Monday, August 27, 2018

Empty Nest

In the bizarre age of mail order ancestry blood tests (which seem terrifying to a paranoid conspiracist like me), let us all take a moment to acknowledge that horror movies have long taught us that investigating our roots can only lead to terrible, terrible things.

Quick Plot: "Somewhere in Russia" circa 1966, an isolated farm is taken by surprise when a truck crashes into its barn, revealing a dying female driver and a pair of screaming infants. Flash forward 40 years as one of the now-grown babies heads back to her motherland to meet with a notary and learn more about the lakeside property she's inherited.

Marie isn't thrilled with her new responsibilities, in part because waterfront Russian real estate isn't so exciting for a bitter American divorcee who can't swim. Once she arrives, her enthusiasm hits a much, much lower point.

Maybe it's the zombie-like double that starts shuffling her way, maybe it's the dilapidated property hiding secrets in its broken floorboards, or maybe it's the sudden appearance of hereto unheard of twin brother Nikolai. No matter how you look at it, Marie's situation is less than ideal, particularly when the mysterious house begins to rearrange itself with a serious aggressive streak.

As Marie and Nikolai observe Haunted Mansion-ish hologram flashbacks to their family's troubled history, the pair start to piece together their tragic past. Unfortunately, the house seems destined to relive it.

Released as part of the AfterDark Horrorfest of 2006, The Abandoned is decently made but incredibly forgettable. The script (by Karim Hussain and director Nacho Cerda, with some last minute rewrites by Hardware's Richard Stanley) does some intriguing things in centering itself on a 40-year-old single mother who seems to be stuck in lifelong depression, and lead actress Anastasia Hille makes for a refreshingly more layered final girl than we tend to find in these kinds of movies.  

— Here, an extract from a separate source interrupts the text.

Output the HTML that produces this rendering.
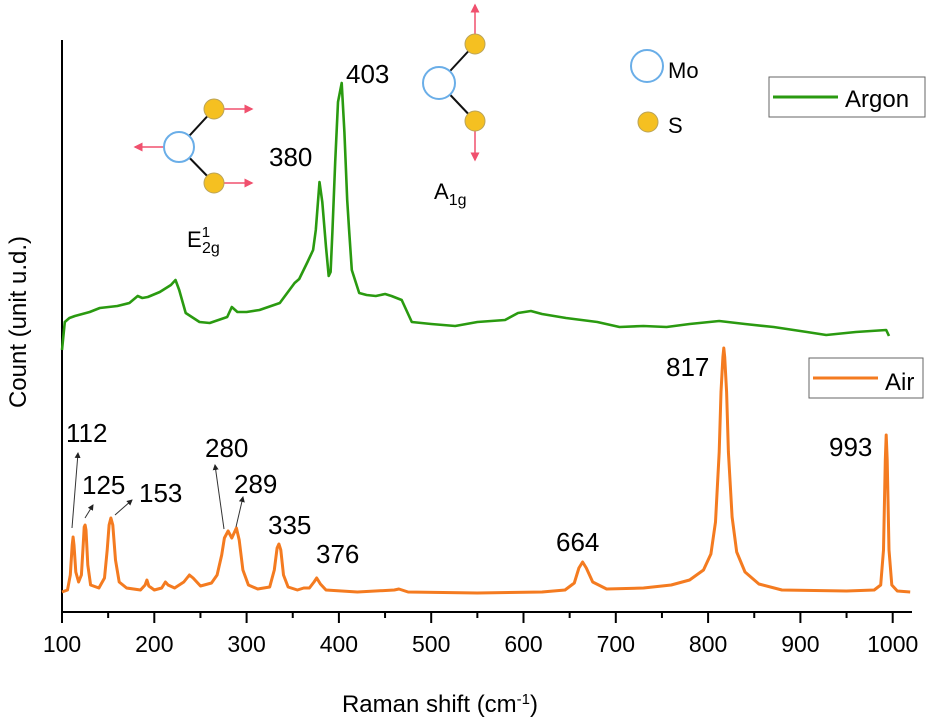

All that being said, I just couldn't get into The Abandoned. What probably felt fresh 12 years ago in terms of plotting seems fairly rote today. An endless cycle that keeps you in the same setting, no matter how far you seem to wander? Great idea...that we've since seem dozes of times. 

High Points
Any fresh setting is always welcome, and in The Abandoned's case, the isolated Russian (well, Bulgarian) countryside offers some entrancing visuals

Low Points
On one hand, I appreciate Marie being such an atypical protagonist. On the other, it's hard to really to feel much for someone who seems so empty inside

Lessons Learned
When you see your doppelganger, it's time to die (hence why my plan upon seeing a doppeganger has always been to take no mercy)

I know some adults have their reasons, but considering this planet is 70% water, shouldn't we all learn how to swim?

And for those of us who don't, shouldn't we keep better track of our boats?

I was underwhelmed by The Abandoned, but it's a decent little thriller that handles more right than wrong. The tension just didn't click for me personally, but if the premise has interest to you, it's a worthwhile 90 minute watch via HBO Go.